When power surges or faults occur at a solar site, they threaten the entire system.  

Utilities rely on grounding systems to create a low-impendence route for electricity and prevent temporary overvoltage (TOV). When TOVs happen, the voltage rises above its usual levels for a sustained period. Unlike lightning strikes, which may spike voltages for a short time, TOVs could highlight fault conditions or other problems.  

Grounding systems are critical to any solar installation. Without them, solar sites could see component failures, fires, and total system failures. Grounding reduces the potential difference between the earth and energized surfaces is almost zero. 

Keeping Up with Codes  

From a safety standpoint, installing a grounding system makes sense. But if that isn’t enough evidence, effective grounding is required by many code departments.  

For prospective solar operators, that means working closely with local code departments to follow NEC standards. They might seem like additional hoops to jump through, but they ensure every project is as safe as possible.  

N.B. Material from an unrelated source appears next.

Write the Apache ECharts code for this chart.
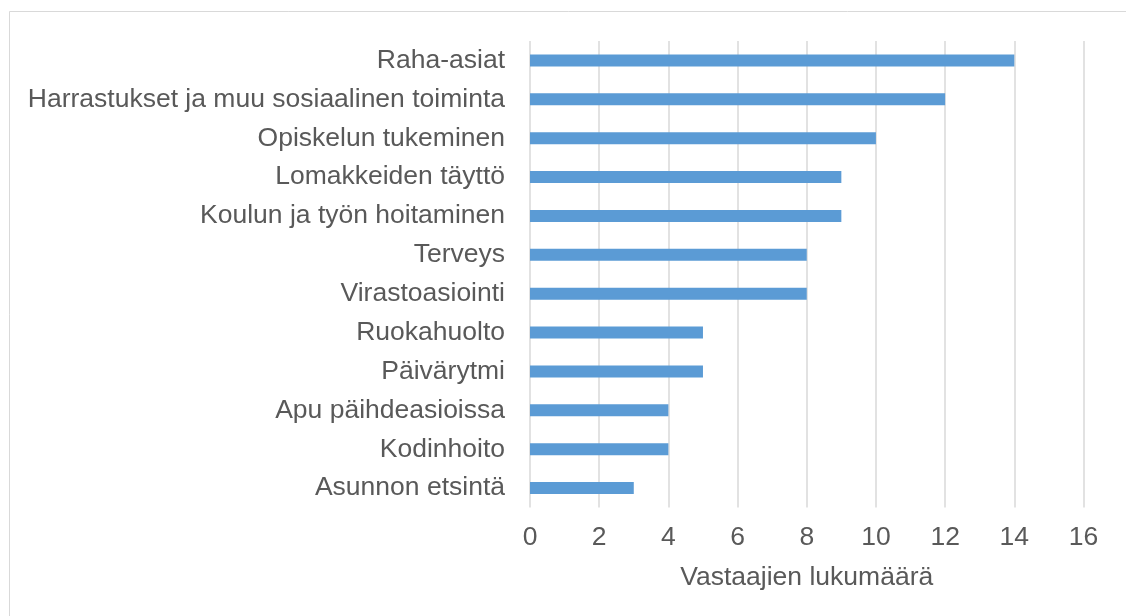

In other cases, many insurers require proper grounding for all systems before issuing an insurance policy.  

Systems for a Better Solar Energy Industry  

Solar sites across the United States rely on an intricate web of monitors to protect and optimize their sites.  

Let’s face it – clean energy projects are huge investments. If there’s a way for operators to protect them with cost-effective solutions, they will.   

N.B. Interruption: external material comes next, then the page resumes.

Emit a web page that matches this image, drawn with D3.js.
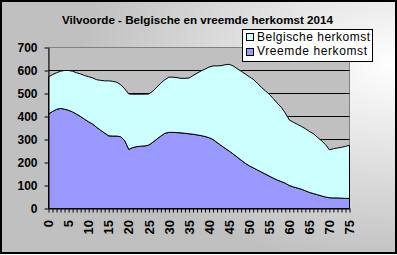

Combining performance data, weather information and trends, and fire detection monitoring helps operators maximize their investments. As more features tie into the ever-growing Internet of Things (IoT), operators will continue making better decisions faster. Additionally, their teams are more effective because they aren’t relying on hunches and incomplete data. 

Solar energy is taking off in the United States – it’s only fair to assume site technology will grow alongside it. Most importantly, better technology leads to improved power output, more reliable systems, and happier end users.